As I mentioned in DrLefty’s home moving piece, we’re casually browsing the property market at the moment, but we’ve decided to steer clear of developments with HOA fees — mainly because of the lack of control over potential increases. That said, if we did end up buying somewhere with an HOA, I’d want the fees to be realistic and properly justified, with a fully funded reserve rather than kept artificially low just to keep residents happy. The same goes for the contingency reserve — fully funded, not sitting at the bare minimum.

My father-in-law’s experience with his Spanish property is a perfect illustration of why. The HOA board had spent years caving to the loudest complainers and keeping fees unrealistically low for an easy life. When a major issue with the pool eventually needed fixing, there was nothing in the pot — and every owner got hit with a one-time special assessment to cover it.
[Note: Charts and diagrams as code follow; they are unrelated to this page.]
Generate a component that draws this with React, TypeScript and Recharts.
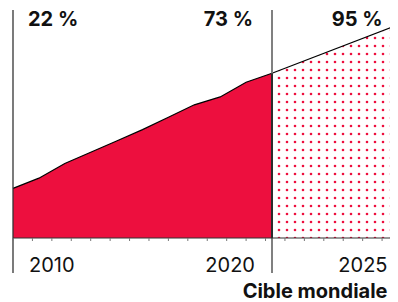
import React from 'react';
import { ComposedChart, Area, XAxis, YAxis, ReferenceLine, ReferenceDot } from 'recharts';

// share of population covered (%)
const years = [2010, 2011, 2012, 2013, 2014, 2015, 2016, 2017, 2018, 2019, 2020];
const share = [22, 26.5, 33, 38, 43, 48, 53.5, 59, 62.5, 69, 73];
const targetYears = [2020, 2025];
const targetShare = [73, 95];

const minorTicks = [
  2010, 2010.75, 2011.5, 2012.25, 2013, 2013.75, 2014.5, 2015.25, 2016, 2016.75, 2017.5,
  2018.25, 2019, 2019.75, 2020.5, 2021.25, 2022, 2022.75, 2023.5, 2024.25, 2025,
];
const yTicks = [0, 20, 40, 60, 80, 100];
const yearTicks = [2010, 2020, 2025];
const caption = 'Cible mondiale';

const RED = '#ED0F3E';
const INK = '#111111';
const FONT = 'Inter, "Noto Sans", sans-serif';
const Y_TOP = 101;
const Y_DROP = -15.5; // how far the vertical rules run below the baseline

const data = [
  ...years.map((year, i) => {
    const t = targetYears.indexOf(year);
    return { year, actual: share[i], target: t >= 0 ? targetShare[t] : null };
  }),
  ...targetYears
    .filter((y) => !years.includes(y))
    .map((year) => ({ year, actual: null, target: targetShare[targetYears.indexOf(year)] })),
];

const YearTick = (props: any) => {
  const { x, y, payload } = props;
  const v = payload.value;
  const first = v === yearTicks[0];
  const last = v === yearTicks[yearTicks.length - 1];
  const dx = first ? 16 : last ? -14 : -17;
  return (
    <g>
      <text
        x={x + dx}
        y={y + 30}
        textAnchor={first ? 'start' : 'end'}
        fontSize={20}
        fontFamily={FONT}
        fill={INK}
      >
        {v}
      </text>
      {last && (
        <text x={x - 14} y={y + 56} textAnchor="end" fontSize={20} fontWeight={700} fontFamily={FONT} fill={INK}>
          {caption}
        </text>
      )}
    </g>
  );
};

const MinorTick = () => <g />;

const pctLabel = (text: string, dx: number, anchor: 'start' | 'end') => (p: any) => (
  <text
    x={p.viewBox.x + p.viewBox.width / 2 + dx}
    y={p.viewBox.y + p.viewBox.height / 2 + 16}
    textAnchor={anchor}
    fontSize={20}
    fontWeight={700}
    fontFamily={FONT}
    fill={INK}
  >
    {text}
  </text>
);

export default function App() {
  const last = targetShare.length - 1;
  return (
    <div style={{ width: 390, height: 294, overflow: 'hidden' }}>
      <ComposedChart width={400} height={294} data={data} margin={{ top: 2, right: 6.5, left: 5, bottom: 0 }}>
        <defs>
          <pattern id="dots" patternUnits="userSpaceOnUse" x={3} y={2} width={8} height={8}>
            <circle cx={4} cy={4} r={1.3} fill={RED} />
          </pattern>
        </defs>
        <XAxis
          xAxisId="a"
          dataKey="year"
          type="number"
          domain={[2010, 2025]}
          ticks={minorTicks}
          interval={0}
          tick={<MinorTick />}
          tickSize={3}
          tickLine={{ stroke: '#777' }}
          axisLine={{ stroke: '#333', strokeWidth: 1.2 }}
          height={4}
        />
        <XAxis
          xAxisId="b"
          dataKey="year"
          type="number"
          domain={[2010, 2025]}
          ticks={yearTicks}
          interval={0}
          tick={<YearTick />}
          tickSize={0}
          tickMargin={0}
          tickLine={false}
          axisLine={false}
          height={60}
        />
        <YAxis
          type="number"
          domain={[0, Y_TOP]}
          ticks={yTicks}
          interval={0}
          tick={<MinorTick />}
          tickSize={2}
          tickLine={{ stroke: '#555' }}
          axisLine={false}
          mirror
          width={0}
        />
        <Area
          xAxisId="a"
          dataKey="actual"
          type="linear"
          fill={RED}
          fillOpacity={1}
          stroke="#000"
          strokeWidth={1.2}
          isAnimationActive={false}
        />
        <Area
          xAxisId="a"
          dataKey="target"
          type="linear"
          fill="url(#dots)"
          fillOpacity={1}
          stroke="#000"
          strokeWidth={1.2}
          isAnimationActive={false}
        />
        <ReferenceLine
          xAxisId="a"
          segment={[{ x: years[0], y: Y_DROP }, { x: years[0], y: Y_TOP }]}
          stroke="#333"
          strokeWidth={1.3}
          ifOverflow="visible"
        />
        <ReferenceLine
          xAxisId="a"
          segment={[{ x: targetYears[0], y: Y_DROP }, { x: targetYears[0], y: Y_TOP }]}
          stroke="#808080"
          strokeWidth={2}
          ifOverflow="visible"
        />
        <ReferenceLine
          xAxisId="a"
          segment={[{ x: targetYears[0], y: 0 }, { x: targetYears[0], y: targetShare[0] }]}
          stroke="#111"
          strokeWidth={1.5}
          ifOverflow="visible"
        />
        <ReferenceDot
          xAxisId="a"
          x={years[0]}
          y={Y_TOP}
          r={1}
          fill="none"
          stroke="none"
          label={pctLabel(`${share[0]} %`, 15, 'start')}
        />
        <ReferenceDot
          xAxisId="a"
          x={targetYears[0]}
          y={Y_TOP}
          r={1}
          fill="none"
          stroke="none"
          label={pctLabel(`${targetShare[0]} %`, -19, 'end')}
        />
        <ReferenceDot
          xAxisId="a"
          x={targetYears[last]}
          y={Y_TOP}
          r={1}
          fill="none"
          stroke="none"
          ifOverflow="visible"
          label={pctLabel(`${targetShare[last]} %`, -19, 'end')}
        />
      </ComposedChart>
    </div>
  );
}
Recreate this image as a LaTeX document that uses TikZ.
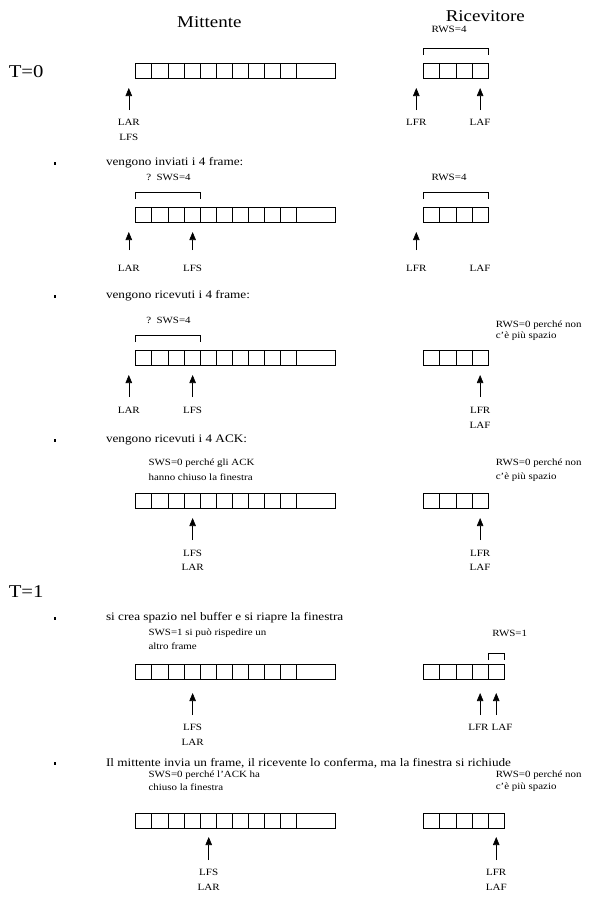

Entirely avoidable, had anyone been willing to do the right thing from the start.

DrLefty
7 hours ago
Reply to  Mark Crothers

Exactly right–you want to avoid that big, unplanned assessment hit. Increases in dues are annoying but at least you can plan and budget for those.

Cody Mercurio
9 hours ago

Our HOA fees increase a flat 10%.

Last edited 9 hours ago by Cody Mercurio
DrLefty
9 hours ago

I meant to mention this in my post about selling our condo, but there was an article in the WSJ about 10 days ago about surging condo fees around the country and how they’re hurting condo resales. That’s why we feel very lucky to have sold ours easily at a modest profit (around 10% over seven years, though that doesn’t count sales costs).

We talk about this a lot on our HOA board and do what we can to cut costs. For example, we hired cheaper window washers this year after deciding we don’t need them to climb onto balconies and clean the sliders—we can clean our own sliders. We also recruited volunteers to put up and take down elevator pads for moves and large deliveries, saving the HOA having to pay for that. But for elevators or garage gates going out of service, you pay what you pay. Especially in a community with lots of seniors, those things need to keep working.